After the war Sławska-Lipczyńska, now retired completely from her stage work, devoted her energies to teaching, working at the fringes of the theatre world to create love and respect for the theatrical arts. As part of this she organised dance groups in community centres. In 1945 the frontiers of Polish had changed dramatically, with the eastern third of the country (including Lviv, where Sławska had been born) becoming part of the Soviet Union and the eastern third of Germany becoming part of Poland.
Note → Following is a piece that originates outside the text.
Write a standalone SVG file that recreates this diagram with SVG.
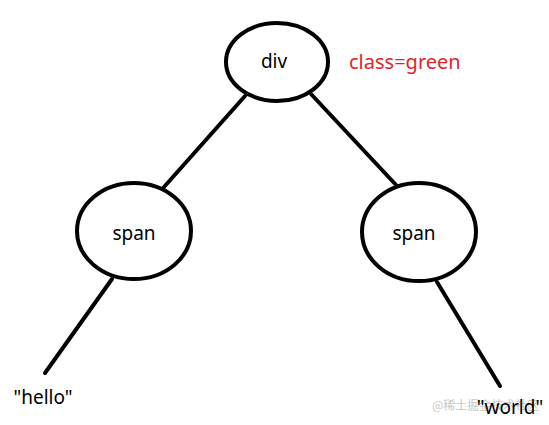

The changes were accompanied by massive ethnic cleansing programmes of during 1944–1946. In the north, Danzig, which since 1308 had functioned (not without recurring tensions) as a multi-cultural city, became Polish, and it was here that in 1950 Olga Sławska-Lipczyńska took a post as a teacher of classical dance at the Choreographic Academy ("Liceum Choreograficznym" ).

In 1951 plans were unfolded for an equivalent institution to be opened in Poznań. Olga Sławska-Lipczyńska became a founder and creator of the National Ballet School ("Szkoła Baletowa") in Poznań, managing the school in the key position as artistic director till 1970, following which she stayed on as a teacher of classical dance ("...od tańca klasycznego") till 1973. One of the ways in which she was able to ensure the highest standards at the Poznań ballet school involved recruitment. She was able to attract and select some of Poland's leading exponents of dance. Her appointees to the teaching staff included Barbara Kostrzewska and Teresa Kujawa. Celebrities from the world of Polish ballet from among her former pupils include Ewa Wycichowska and Juliusz Stańda. Polish ballet is also indebted to Sławska-Lipczyńska for her 1952 translation of Agrippina Vaganova's text book "Zasady tańca klasycznego" ("Principles of Classical Dance") which has become a near-universal primer for Polish teachers of classical dance.

Olga Sławska-Lipczyńska died at Poznań on 29 April 1991 meaning that, perhaps appropriately, her death coincided with that year's International Dance Day. The dance academy was renamed in her honour, "Ogólnokształcąca Szkoła Baletowa im. Olgi Sławskiej-Lipczyńskiej".